Но не была ли идея вакуума сама по себе иллюзией, романтичной, как сказал бы Гай? Как скоро она могла бы заполнить тот вакуум всяческим хламом! Опять забивать его, спрашивала она себя, искать убежища, глупо влюбляться? Могла бы она по-настоящему быть отшельницей в мире и что это означает? Жизнь полна случайностей. Она могла утонуть в Камбрии на глазах у Гертруды, могла дать начало новой и ужасной ненадежной цепи событий, просто взяв Питера за руку. Сейчас она была совершенно свободна, чтобы взвалить на себе бремя, но какое? Бремя брака? Анна была уверена, что уж подобного безрассудства она сумеет не совершить. Она никогда не была замужем, не была создана для особенного покоя супружеской жизни, и ей казалось, что она уже знает, что это такое. Клариссы были просто трамплином, отправной точкой. А может, она останется у них навсегда на этой отправной точке некой помощницей, прислужницей даже без привилегии быть монастыркой? Или ей найти свою келью, свой скит в виде маленького белого деревянного домика в одном из крохотных затерянных, бессмысленных американских городков? Или работать в тюрьмах и найти себя в судьбе пожизненной узницы? А может, стать врачом, как хотел отец? Или же закончить священством в иной церкви? По крайней мере, она знала, что теперь должна искать выход в отчуждении, целомудрии и в тишине совершенно неприметной жизни. «Всякому имеющему дано будет; а у неимеющего отнимется и то, что имеет».[148]Анна по-своему трактовала это изречение. Она знала, что ее спасение от внутренней порчи, которую она отлично видела в себе, в том, чтобы не иметь и быть с неимеющими. Она думала обо всем этом, сознавая, что, возможно, «там» ее ждет лишь смятение и замешательство и неприятное, унизительное моральное поражение.
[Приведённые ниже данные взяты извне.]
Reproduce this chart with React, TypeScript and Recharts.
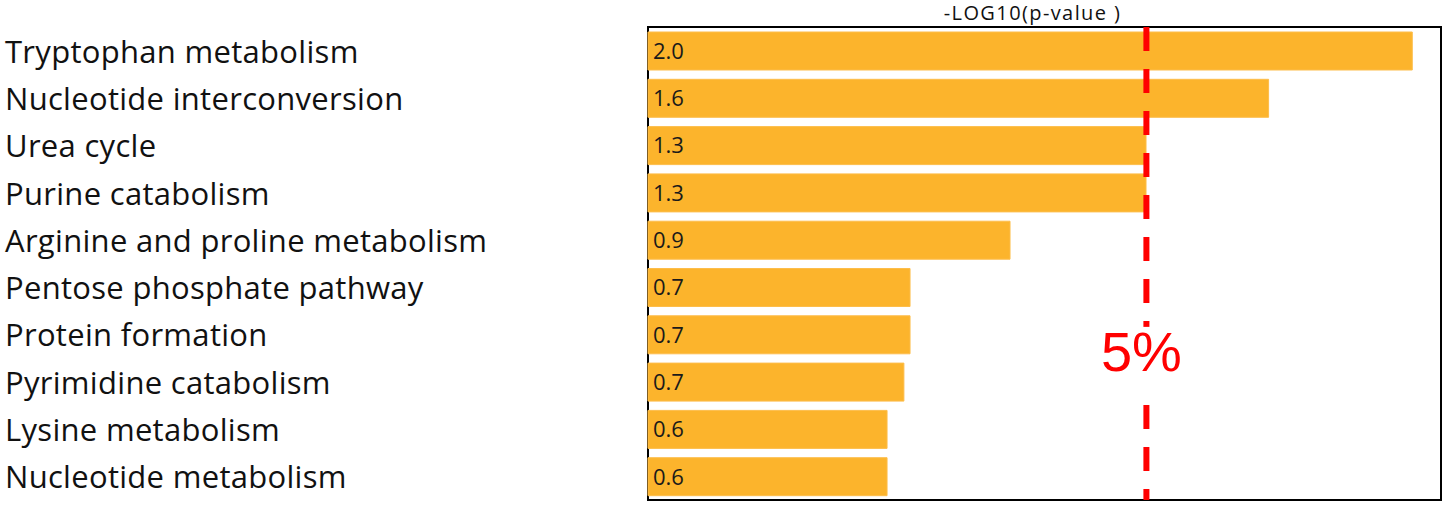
import React from 'react';
import {
  BarChart,
  Bar,
  XAxis,
  YAxis,
  ReferenceLine,
  ReferenceArea,
  LabelList
} from 'recharts';

const pathways = [
  'Tryptophan metabolism',
  'Nucleotide interconversion',
  'Urea cycle',
  'Purine catabolism',
  'Arginine and proline metabolism',
  'Pentose phosphate pathway',
  'Protein formation',
  'Pyrimidine catabolism',
  'Lysine metabolism',
  'Nucleotide metabolism'
];

const logP = [1.995, 1.62, 1.3, 1.3, 0.945, 0.684, 0.684, 0.668, 0.624, 0.624];

const X_MAX = 2.07;
const THRESHOLD = 1.301; // -log10(0.05)

const data = pathways.map((name, i) => ({ name, value: logP[i] }));

const LABEL_FONT = '"Open Sans", Lato, sans-serif';

const PathwayTick = (props: any) => {
  const { y, payload } = props;
  return (
    <text
      x={5}
      y={y}
      dy={12}
      textAnchor="start"
      fontFamily={LABEL_FONT}
      fontSize={31}
      letterSpacing={0.3}
      fill="#111"
    >
      {payload.value}
    </text>
  );
};

const TitleLabel = (props: any) => {
  const { viewBox } = props;
  const cx = viewBox.x + viewBox.width / 2 - 12;
  return (
    <text
      x={cx}
      y={20}
      textAnchor="middle"
      fontFamily={LABEL_FONT}
      fontSize={20}
      letterSpacing={1.4}
      fill="#111"
    >
      -LOG10(p-value )
    </text>
  );
};

const ThresholdLabel = (props: any) => {
  const { viewBox } = props;
  const x = viewBox.x;
  const y = viewBox.y + viewBox.height * 0.727;
  return (
    <g>
      <rect x={x - 6} y={y - 44} width={12} height={62} fill="#fff" />
      <text
        x={x - 5}
        y={y}
        textAnchor="middle"
        fontFamily='"Liberation Sans", Arial, sans-serif'
        fontSize={56}
        fill="#ff0000"
      >
        5%
      </text>
    </g>
  );
};

export default function App() {
  return (
    <div style={{ position: 'absolute', left: 0, top: 0, background: '#fff' }}>
      <BarChart
        width={1450}
        height={505}
        data={data}
        layout="vertical"
        margin={{ top: 0, right: 9, bottom: 5, left: 0 }}
        barSize={38}
      >
        <XAxis
          type="number"
          orientation="top"
          domain={[0, X_MAX]}
          height={27}
          tick={false}
          axisLine={false}
          tickLine={false}
          label={<TitleLabel />}
        />
        <YAxis
          type="category"
          dataKey="name"
          width={648}
          axisLine={false}
          tickLine={false}
          tick={<PathwayTick />}
          interval={0}
        />
        <Bar dataKey="value" fill="#fcb42c" stroke="#fdbd4a" strokeWidth={1} isAnimationActive={false}>
          <LabelList
            dataKey="value"
            position="insideLeft"
            offset={5}
            formatter={(v: any) => Number(v).toFixed(1)}
            style={{ fontFamily: LABEL_FONT, fontSize: 22, fill: '#1a1a1a' }}
          />
        </Bar>
        <ReferenceLine
          x={THRESHOLD}
          stroke="#ff0000"
          strokeWidth={6}
          strokeDasharray="24 18"
          label={<ThresholdLabel />}
        />
        <ReferenceArea x1={0} x2={X_MAX} fill="none" stroke="#000" strokeWidth={2} fillOpacity={0} />
      </BarChart>
    </div>
  );
}
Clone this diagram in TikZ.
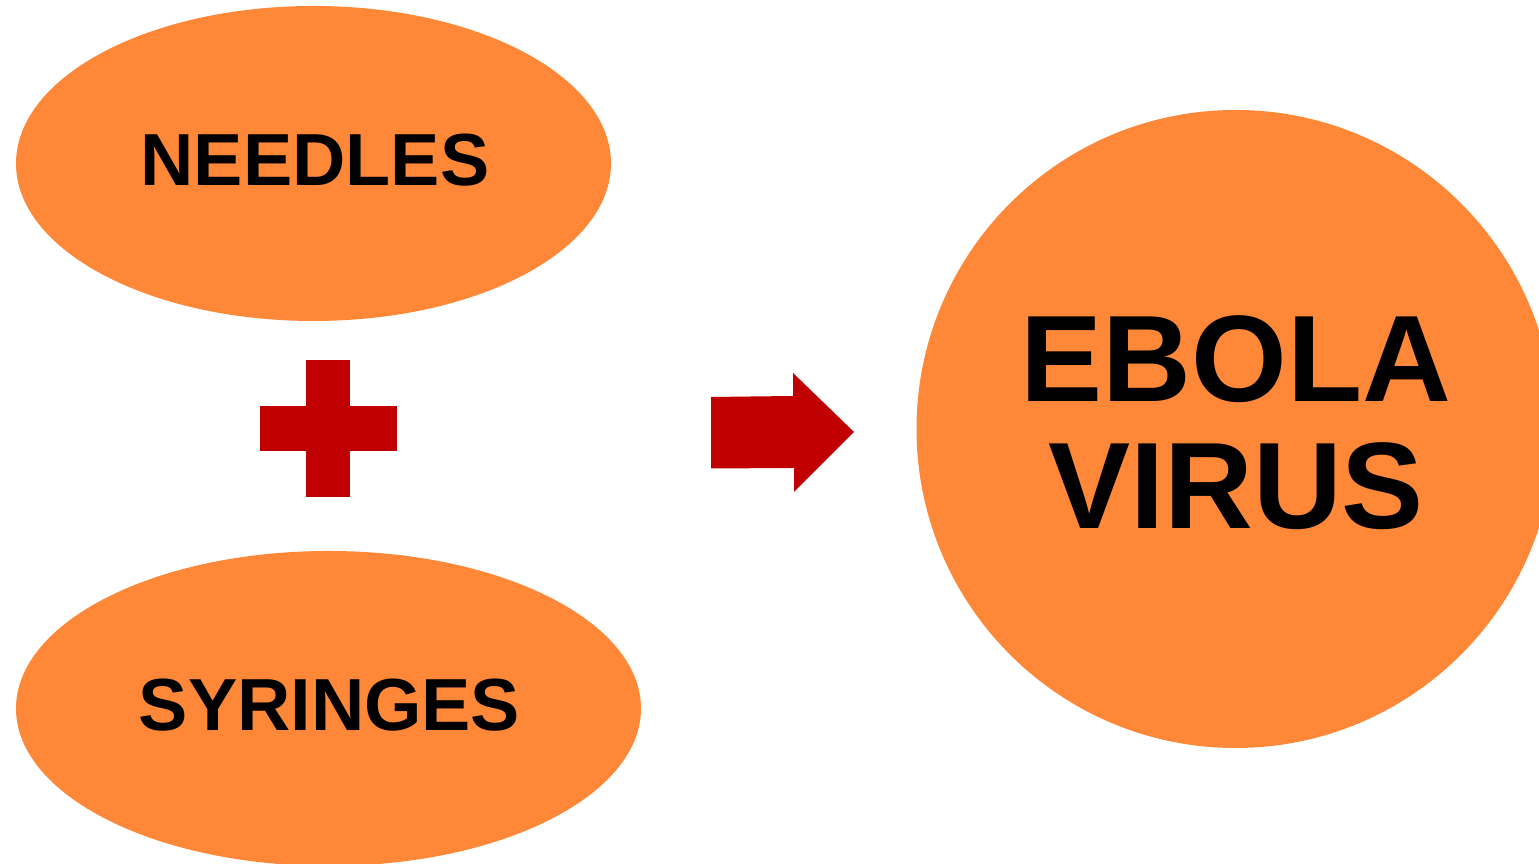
\documentclass[tikz,border=0pt]{standalone}
\usepackage{fontspec}
\setmainfont{Liberation Sans}
\usetikzlibrary{shapes.geometric}
\definecolor{blobfill}{HTML}{FF8838}
\definecolor{signred}{HTML}{C00000}
\tikzset{
  blob/.style={ellipse, fill=blobfill, draw=none, inner sep=0pt},
  bigblob/.style={circle, fill=blobfill, draw=none, inner sep=0pt, minimum size=6.38cm},
  smalllabel/.style={font=\fontsize{21pt}{25pt}\selectfont\bfseries, text=black, inner sep=0pt},
  biglabel/.style={font=\fontsize{35pt}{36.1pt}\selectfont\bfseries, text=black, inner sep=0pt, align=center},
  signshape/.style={fill=signred, draw=none}
}
\begin{document}
\begin{tikzpicture}
\useasboundingbox (0,0) rectangle (15.39,8.64);
\clip (0,0) rectangle (15.39,8.64);
% ellipses and circle
\node[blob, minimum width=5.95cm, minimum height=3.15cm] (needles) at (3.135,7.005) {};
\node[blob, minimum width=6.25cm, minimum height=3.15cm] (syringes) at (3.285,1.555) {};
\node[bigblob] (ebola) at (12.355,4.35) {};
% labels
\node[smalllabel, anchor=base] (needlestext) at (3.15,6.78) {NEEDLES};
\node[smalllabel, anchor=base] (syringestext) at (3.295,1.33) {SYRINGES};
\node[biglabel, anchor=center] (ebolatext) at (12.36,4.415) {EBOLA\\VIRUS};
% plus sign
\fill[signshape] (3.06,3.67) rectangle (3.50,5.04);
\fill[signshape] (2.60,4.13) rectangle (3.97,4.58);
% block arrow
\fill[signshape] (7.11,4.67) -- (7.93,4.68) -- (7.93,4.91) -- (8.54,4.32) -- (7.94,3.72) -- (7.94,3.96) -- (7.11,3.955) -- cycle;
\end{tikzpicture}
\end{document}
Одно время Анна исходила в этом самоанализе из такого посыла: только любовь к Богу может быть совершенной. Человеческая любовь, какой бы неотвратимой ни была, безнадежно несовершенна. Эта суровая истина и привела ее в монастырь. Она же в итоге заставила и покинуть его. Счастье, искомое в чем угодно, кроме Бога, имеет свойство обращаться в свою противоположность. Этот, некогда для нее чисто теоретический, постулат теперь был просто выражением личного опыта. В конце концов она не ошиблась, думая, что создана Богом окончательно непригодной для мира, и события последнего года это подтверждали. Создана такой и создана правильно, пусть она больше и не верит в Него. Блаженный Августин молился, просто повторяя снова и снова: Господь мой и Бог мой, Господь мой и Бог мой! Анна теперь чувствовала, что тоже может так молиться в крайней своей нужде, взывая к имени несуществующего Бога.